All this isn’t to say that physicians are always right. We’re not. But it’s rare that a patient is more correct. This didn’t used to be much of an issue.  We can thank the internet of course, and the generally more suspicious mood of the country toward anything that seems institutional. I’m afraid medical school seems to be included in that. We can do better to educate our patients, to talk with them in a manner that includes them and relates on a level they are comfortable with. But how do we respond to those who openly contradict our advice, who accuse us of not dealing with them in good faith with regard to medical issues? This problem goes beyond the standard teachings on how to deal with noncompliance. We’d just started to get our arms around patients who consult Dr. Google and find either incorrect information or information not in the proper context for their issue. This led to productive conversations. But patients coming in with their own idea, however obtained, on how to deal with their health issue, isn’t so easily dealt with.

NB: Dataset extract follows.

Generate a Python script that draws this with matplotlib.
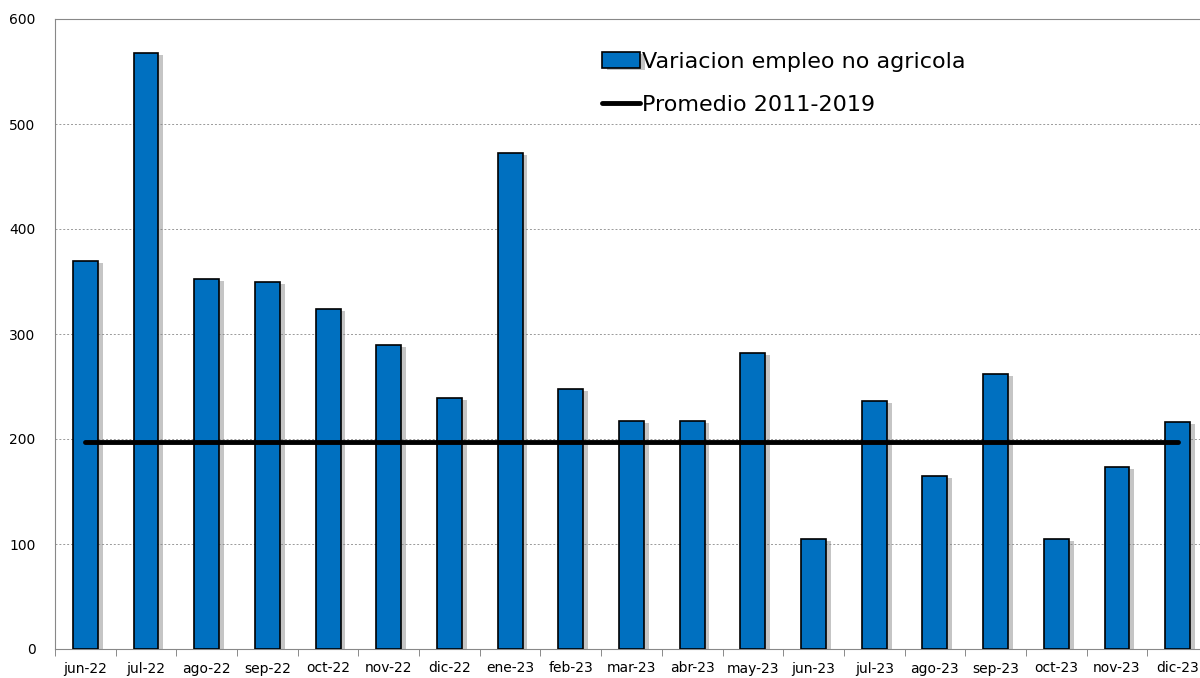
import numpy as np
import matplotlib.pyplot as plt
import matplotlib.patheffects as pe

# data
months = ["jun-22", "jul-22", "ago-22", "sep-22", "oct-22", "nov-22", "dic-22",
          "ene-23", "feb-23", "mar-23", "abr-23", "may-23", "jun-23", "jul-23",
          "ago-23", "sep-23", "oct-23", "nov-23", "dic-23"]
empleo = [370, 568, 352, 350, 324, 290, 239, 472, 248, 217, 217, 282,
          105, 236, 165, 262, 105, 173, 216]
promedio = [197] * len(months)

fig = plt.figure(figsize=(12, 6.78), dpi=100)
ax = fig.add_axes([55 / 1200, 29 / 678, 1153 / 1200, 630 / 678])

x = np.arange(len(months))
bars = ax.bar(x, empleo, width=0.41, color="#0070C0", edgecolor="black",
              linewidth=1.2, label="Variacion empleo no agricola", zorder=3)
for b in bars:
    b.set_path_effects([pe.SimplePatchShadow(offset=(3.5, -1.5), shadow_rgbFace="gray", alpha=0.45),
                        pe.Normal()])
line, = ax.plot(x, promedio, color="black", lw=3.5, solid_capstyle="round",
                label="Promedio 2011-2019", zorder=4)

ax.set_xlim(-0.5, len(months) - 0.5)
ax.set_ylim(0, 600)
ax.set_yticks(range(0, 601, 100))
ax.yaxis.grid(True, color="#999999", linestyle=(0, (2, 2)), linewidth=0.7, zorder=0)

ax.set_xticks(x)
ax.set_xticklabels(months)
ax.set_xticks(np.arange(-0.5, len(months), 1), minor=True)
ax.tick_params(axis="x", which="major", length=0, pad=9, labelsize=10)
ax.tick_params(axis="x", which="minor", length=5, color="#777777")
ax.tick_params(axis="y", length=0, pad=14, labelsize=10)

for s in ["left", "bottom", "top"]:
    ax.spines[s].set_color("#888888")
ax.spines["right"].set_visible(False)

leg = ax.legend([bars, line], ["Variacion empleo no agricola", "Promedio 2011-2019"],
                loc="upper left", bbox_to_anchor=(0.457, 0.98), frameon=False,
                fontsize=16, handlelength=1.7, handletextpad=0.1, labelspacing=1.05)

fig.savefig("out.png", dpi=100)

Everything is real if it’s on the internet, and everything is fake—it just depends on what outcome you want or how you feel about the source. Research confirms that patients seek out validation for their preconceived or desired facts. The scary part is that we as a society have many fewer shared facts. And therein lies the root of the problem and the serious danger that lies ahead. In a very prescient and sobering book, “The Death of Expertise and Why it Matters,” Tom Nichols uncovers the insidious process that’s been creeping into society and undercutting our shared respect and acknowledgement that there are actually people who do know best, and that there are incontrovertible facts. And, while there will always be ‘experts’ who are motivated by other than altruistic motives, at the end of the day there exist absolute truths. We just have to acknowledge them. A T-shirt I saw recently sums up this idea nicely: “Science doesn’t care what you believe.” And like the laws of physics, without some basis of absolute truths, our world will fall apart. 

At the risk of being depressing, I don’t have an answer, only a caution: If we don’t stand up for what is verifiably correct and denounce falsehoods, we deserve the increasingly frequent opprobrium we get.